Wir machten uns dann auf den Weg – Andenes ist auf der Inselkette der Vesterålen der nördlichste Ort. Diese erstreckt sich vor der Küste von Troms über 150 km und geht im Süden nahtlos in den Lofoten-Archipel über – als Trennungslinie gilt der schmale Raftsund. Hauptinseln sind Hinnøya, Langøya und Andøya. Rund 35.000 Menschen leben in einer Landschaft die alles zu bieten hat: kultivierte Flächen entlang der Küste, eine wilde Berglandschaft, Flüsse und Seen, felsige, schroffe Küsten, Buchten mit Sandstränden, Fjorde und Schären. Im Mittelalter trieben die Wikinger Handel mit Stockfisch – auch heute noch ein wichtiger Wirtschaftszweig.

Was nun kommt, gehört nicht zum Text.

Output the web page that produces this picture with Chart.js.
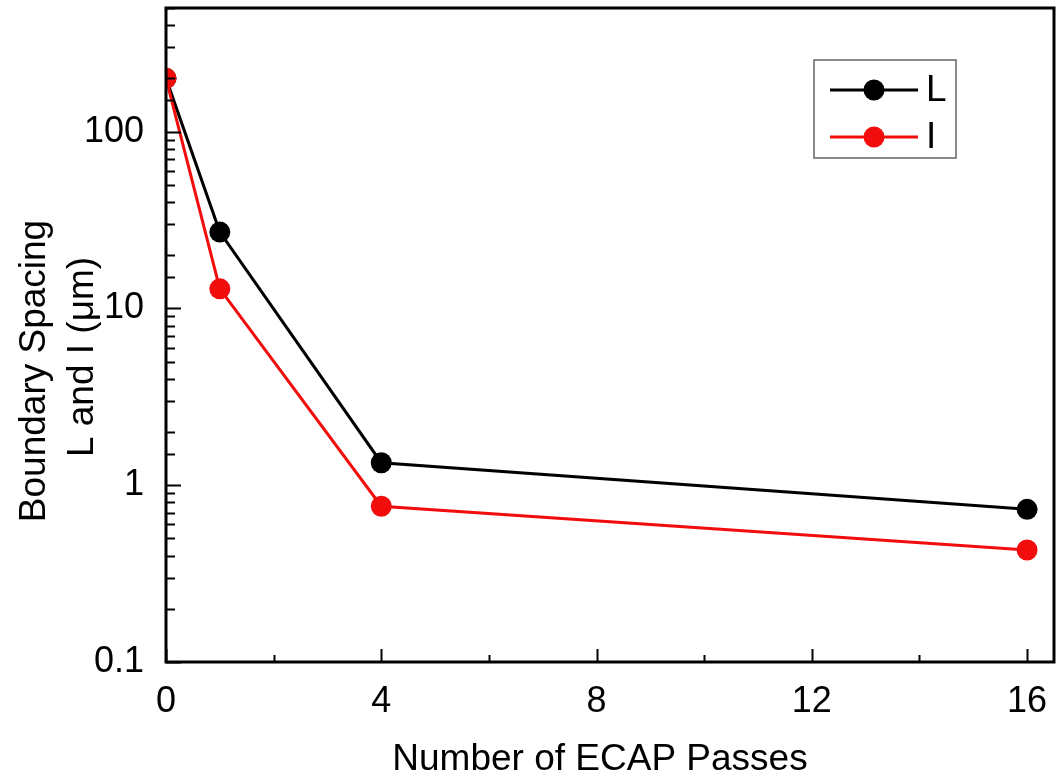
<!DOCTYPE html>
<html>
<head>
<meta charset="utf-8">
<script src="https://cdn.jsdelivr.net/npm/chart.js@4/dist/chart.umd.min.js"></script>
<style>
  html, body { margin: 0; padding: 0; background: #fff; }
  #wrap { width: 1056px; height: 782px; }
</style>
</head>
<body>
<div id="wrap"><canvas id="spacingChart" width="1056" height="782"></canvas></div>
<script>
// ECAP passes vs boundary spacing (log scale)
const passes = [0, 1, 4, 16];
const spacingL = [200, 27, 1.34, 0.73];
const spacingI = [200, 12.9, 0.76, 0.43];
const majorY = [0.1, 1, 10, 100];
const xTitle = 'Number of ECAP Passes';
const yTitle = ['Boundary Spacing', 'L and I (\u03bcm)'];

const FONT = "'Liberation Sans', Arial, sans-serif";
const RED = '#f20d0d';

function isMajor(v) {
    return majorY.some(m => Math.abs(m - v) < m * 1e-6);
}

// frame, inward ticks, titles and legend box
const decorPlugin = {
    id: 'decor',
    afterDatasetsDraw(chart) {
        const ctx = chart.ctx;
        const area = chart.chartArea;
        const xs = chart.scales.x;
        const ys = chart.scales.y;
        ctx.save();
        ctx.strokeStyle = '#000';
        ctx.lineWidth = 2;

        xs.ticks.forEach(t => {
            if (t.value % 2 !== 0) return;
            const px = Math.round(xs.getPixelForValue(t.value)) + 0.5;
            const len = t.value % 4 === 0 ? 13 : 7;
            ctx.beginPath();
            ctx.moveTo(px, area.bottom);
            ctx.lineTo(px, area.bottom - len);
            ctx.stroke();
        });
        ys.ticks.forEach(t => {
            const py = Math.round(ys.getPixelForValue(t.value)) + 0.5;
            const len = isMajor(t.value) ? 15 : 9;
            ctx.beginPath();
            ctx.moveTo(area.left, py);
            ctx.lineTo(area.left + len, py);
            ctx.stroke();
        });

        ctx.lineWidth = 3;
        ctx.strokeRect(area.left, area.top, area.right - area.left, area.bottom - area.top);

        // axis titles
        ctx.fillStyle = '#000';
        ctx.font = '37px ' + FONT;
        ctx.textAlign = 'center';
        ctx.textBaseline = 'alphabetic';
        ctx.fillText(xTitle, 600, 770);

        ctx.save();
        ctx.translate(45, 371);
        ctx.rotate(-Math.PI / 2);
        ctx.fillText(yTitle[0], 0, 0);
        ctx.restore();
        ctx.save();
        ctx.translate(93, 357);
        ctx.rotate(-Math.PI / 2);
        ctx.fillText(yTitle[1], 0, 0);
        ctx.restore();

        // legend
        ctx.strokeStyle = '#666';
        ctx.lineWidth = 1.5;
        ctx.strokeRect(814, 60, 142, 98);
        chart.data.datasets.forEach((ds, i) => {
            const y = 90 + i * 47;
            ctx.strokeStyle = ds.borderColor;
            ctx.lineWidth = 3;
            ctx.beginPath();
            ctx.moveTo(830, y);
            ctx.lineTo(918, y);
            ctx.stroke();
            ctx.fillStyle = ds.backgroundColor;
            ctx.beginPath();
            ctx.arc(874, y, 10.5, 0, Math.PI * 2);
            ctx.fill();
            ctx.fillStyle = '#000';
            ctx.font = '37px ' + FONT;
            ctx.textAlign = 'left';
            ctx.textBaseline = 'middle';
            ctx.fillText(ds.label, 926, y + 1);
        });
        ctx.restore();
    }
};

function makeSeries(values) {
    return passes.map((p, i) => ({ x: p, y: values[i] }));
}

const ctx = document.getElementById('spacingChart').getContext('2d');
new Chart(ctx, {
    type: 'line',
    data: {
        datasets: [{
            label: 'L',
            data: makeSeries(spacingL),
            borderColor: '#000',
            backgroundColor: '#000',
            clip: 0,
            order: 1
        }, {
            label: 'I',
            data: makeSeries(spacingI),
            borderColor: RED,
            backgroundColor: RED,
            clip: 0,
            order: 0
        }]
    },
    options: {
        responsive: false,
        animation: false,
        layout: { autoPadding: false, padding: { top: 8, right: 2, left: 0, bottom: 0 } },
        elements: {
            line: { borderWidth: 3, tension: 0 },
            point: { radius: 10.5, hoverRadius: 10.5, borderWidth: 0 }
        },
        plugins: {
            legend: { display: false },
            tooltip: { enabled: false }
        },
        scales: {
            x: {
                type: 'linear',
                min: 0,
                max: 16.5,
                grid: { display: false },
                border: { display: false },
                ticks: {
                    stepSize: 2,
                    includeBounds: false,
                    autoSkip: false,
                    maxRotation: 0,
                    padding: 10,
                    color: '#000',
                    font: { family: FONT, size: 36 },
                    callback: v => (v % 4 === 0 ? String(v) : '')
                },
                afterFit: s => {
                    s.height = 120;
                    s.paddingLeft = 0;
                    s.paddingRight = 0;
                }
            },
            y: {
                type: 'logarithmic',
                min: 0.1,
                max: 500,
                grid: { display: false },
                border: { display: false },
                ticks: {
                    autoSkip: false,
                    padding: 14,
                    color: '#000',
                    font: { family: FONT, size: 36 },
                    callback: v => (isMajor(v) ? String(v) : '')
                },
                afterFit: s => {
                    s.width = 166;
                    s.paddingTop = 0;
                    s.paddingBottom = 0;
                }
            }
        }
    },
    plugins: [decorPlugin]
});
</script>
</body>
</html>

Sortland z.B. zählt zu den Gemeinden mit den höchsten Einkommen pro Einwohner in Norwegen. Dies erfuhren wir von einem Ehepaar aus Düsseldorf, das seit 8 Jahren ausschließlich im Wohnmobil lebt und die Welt bereist – und mit dem wir uns ein wenig unterhielten. Man nennt Sortland auch die „blaue Stadt“, da hier sehr viele Häuser und öffentliche Gebäude in dieser Farbe gestrichen sind. Dies geht auf die Initiative eines regionalen Künstlers zurück, der die Stadt interessanter machen wollte. In Sortland lernten wir „Lefse“ kennen – eine norwegische Spezialität – bestehend aus dünnem Teig, gefüllt mit den unterschiedlichsten süßen Köstlichkeiten. Das werden wir zuhause unbedingt mal backen – sehr lecker!

Sortland

Wenig später waren wir in Stokmarknes – ein weiterer wichtiger Wirtschaftszweig entstand hier im Jahr 1893 – Vesterålen Dampskipselskap „die Hurtigrute“. Dies war die erste wöchentliche Schnellverbindung zwischen Trondheim und Hammerfest und somit eine wichtige Anbindung an das Festland, um den Handel und die Versorgung zu gewährleisten. Im Hurtig Rutens Hus besuchten wir das sehr spannende und aussagekräftige Museum, in dem die gesamte Geschichte und sämtliche, unter den Hurtigruten fahrenden Schiffe, aufgezeichnet bzw. dargestellt sind. Die „MS Finnmarken“ steht dort aufgebockt am Museum und kann zur Zeit leider nicht besichtigt werden, da gerade ein neues Gebäude aus Glas um sie herum gebaut wird. 

Stokmarknes

Hurtigruten Museum

Wenige Autominuten weiter entlang der schönen Küste der Insel Hadseløya erwartete uns schon die Fähre in Melbu. Dies war die letztes Station auf den Vesterålen und nun ging es in 25 Min. über der Fjord nach Fiskebøl.

… und unsere Blicke gingen jetzt in Richtung Lofoten.